There was consensus at the conference that Bangladesh suffers from what might be termed a ‘perception deficit’.
The five leading candidates were 1) natural disasters, 2) poverty, 3) political instability, and 4) corruption. What emerged from the conference was a different concept of Brand Bangladesh with five new themes: 1) adjacency to India and China; 2) a young, dynamic and entrepreneurial population of 164 million people; 3) a land of innovation in micro finance with the Grameen revolution and Professor Muhammad Yunus; 4) untapped opportunities for global investors looking for a new economic platform in the heart of Asia; 5) substantial and largely untapped intellectual/commercial capital from the NRB platform.
Re-branding by showcasing our leading entrepreneurs and corporates is, in my view, one of the most effective ways we can change country misperceptions and encourage greater foreign direct investment (FDI).
As I highlighted in my speech at the conference, in terms of adaptability and innovation, there is little doubt in my mind that Bangladeshis are inherently entrepreneurial people.

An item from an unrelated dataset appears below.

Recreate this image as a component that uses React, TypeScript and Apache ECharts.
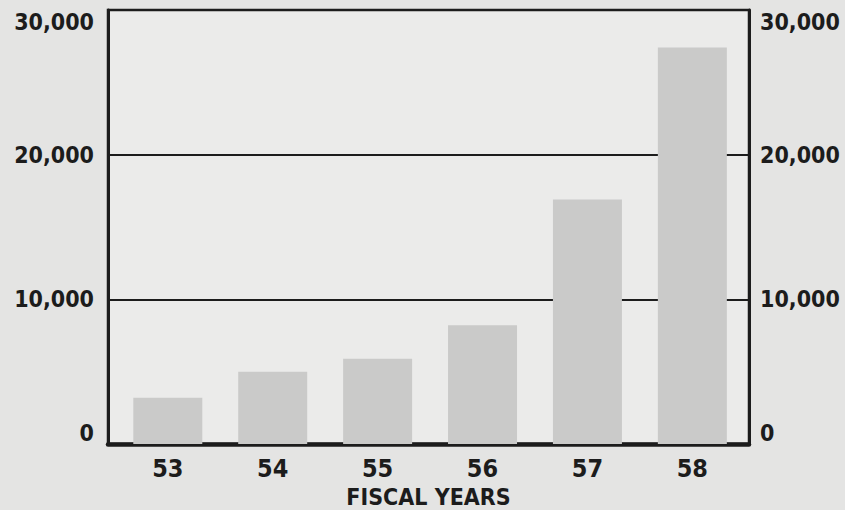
import React, { useEffect, useRef } from "react";
import * as echarts from "echarts";

const categories = ["53", "54", "55", "56", "57", "58"];
const values = [3200, 5000, 5900, 8200, 16900, 27400];
const yTickValues = [0, 10000, 20000, 30000];
const yTickLabels = ["0", "10,000", "20,000", "30,000"];
const xAxisTitle = "FISCAL YEARS";

const FONT = "'DejaVu Sans Condensed', 'DejaVu Sans', sans-serif";
const INK = "#1c1c1c";

function tickLabel(v: number): string {
  const i = yTickValues.indexOf(v);
  return i >= 0 ? yTickLabels[i] : "";
}

export default function App() {
  const ref = useRef<HTMLDivElement>(null);
  useEffect(() => {
    if (!ref.current) return;
    const chart = echarts.init(ref.current, undefined, { renderer: "svg" });
    const catIdx = categories.map((_, i) => i);
    const yCommon = {
      type: "value" as const,
      min: 0,
      max: 30000,
      interval: 10000,
      axisTick: { show: false },
      axisLine: { show: true, onZero: false, lineStyle: { color: INK, width: 3 } },
    };
    chart.setOption({
      animation: false,
      backgroundColor: "#e4e4e3",
      grid: {
        left: 108,
        right: 96,
        top: 10,
        bottom: 66,
        show: true,
        backgroundColor: "#ebebea",
        borderColor: INK,
        borderWidth: 2.5,
        containLabel: false,
        outerBoundsMode: "none",
      } as any,
      xAxis: {
        type: "value",
        min: -0.57,
        max: 5.54,
        splitLine: { show: false },
        axisTick: { show: false },
        axisLine: { show: true, onZero: false, lineStyle: { color: INK, width: 4.5 } },
        axisLabel: {
          customValues: catIdx,
          margin: 12,
          fontFamily: FONT,
          fontWeight: "bold",
          fontSize: 25,
          color: INK,
          formatter: (v: number) => categories[Math.round(v)] ?? "",
        } as any,
        name: xAxisTitle,
        nameLocation: "middle",
        nameGap: 41,
        nameTextStyle: {
          fontFamily: FONT,
          fontWeight: "bold",
          fontSize: 23,
          lineHeight: 23,
          color: INK,
          letterSpacing: 1.7,
        } as any,
      },
      yAxis: [
        {
          ...yCommon,
          position: "left",
          splitLine: { show: true, lineStyle: { color: INK, width: 2.2 } },
          axisLabel: {
            margin: 14,
            fontFamily: FONT,
            fontWeight: "bold",
            fontSize: 23,
            color: INK,
            formatter: (v: number) => tickLabel(v),
            verticalAlignMinLabel: "bottom",
            verticalAlignMaxLabel: "top",
          } as any,
        },
        {
          ...yCommon,
          position: "right",
          splitLine: { show: false },
          axisLabel: {
            margin: 11,
            fontFamily: FONT,
            fontWeight: "bold",
            fontSize: 23,
            color: INK,
            formatter: (v: number) => tickLabel(v),
            verticalAlignMinLabel: "bottom",
            verticalAlignMaxLabel: "top",
          } as any,
        },
      ],
      series: [
        {
          type: "bar",
          data: values.map((v, i) => [catIdx[i], v]),
          barWidth: 69,
          itemStyle: { color: "#cacac9" },
          yAxisIndex: 0,
        },
      ],
    });
    return () => chart.dispose();
  }, []);
  return (
    <div
      ref={ref}
      style={{ position: "fixed", left: 0, top: 0, width: 845, height: 510 }}
    />
  );
}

The ‘Bangladesh Paradox’, as we call it, is that despite natural disasters, corruption, poor governance, unfair stereotypes in Nation Brand and limited FDI, Bangladesh has managed to grow at around 6 percent over the last 5 years and was perhaps the most resilient economy in the world during the global crisis with growth only slowing from 6.3 percent in 2008 to 5.9 percent in 2009. The dynamic and entrepreneurial private sector has more than compensated for the inefficiencies in the public sector.
One might say it is the difficult and challenging operating environment for entrepreneurs in Bangladesh — from power crisis to a lack of risk capital to a difficult regulatory environment, which forced them to be innovative, adaptable and creative. They are driven by the ethos, encapsulated in a quote by Austrian Philosopher Friederich Nietzche — “What doesn’t kill you makes you stronger”. More broadly, what sells to international investors is the ambition, vision and drive of our leading corporates.
Another important objective for the conference was to give a much more positive image to our NRBs in the UK. This recognises the potentially critical role our diaspora has in nation re-branding. We have, in reality, hundreds of thousands and perhaps millions of ‘Brand Ambassadors’ at our disposal — the large NRB community. We just need to find an effective strategy to leverage it. This might involve greater support and encouragement for events like the Meet Bangladesh conference, and ongoing follow up. It will be money well spent.
This was, I believe, a seminal event in our path to nation re-branding for one major reason. The leading companies in the private sector recognised that country re-branding was not only a matter of patriotism and national responsibility, but also in their self-interest.
Time after time, we heard CEOs underline how the negative image and stereotypes of Bangladesh was a constraint on their plans for globalisation and entering new markets.
Bangladesh Brand Forum Founder Shariful Islam and Chief Advisor Prof Ferhat Anwar deserve gratitude for the many months of organisation to make the event happen. But re-branding a country is much like changing the direction of a super tanker – it does not happen quickly.
I hope the success of Meet Bangladesh 2010 motivates not only the private sector but also the government to partner and drive the re-generation and rejuvenation of Brand Bangladesh.
The writer, Ifty Islam, is the managing partner of Asian Tiger Capital Partners.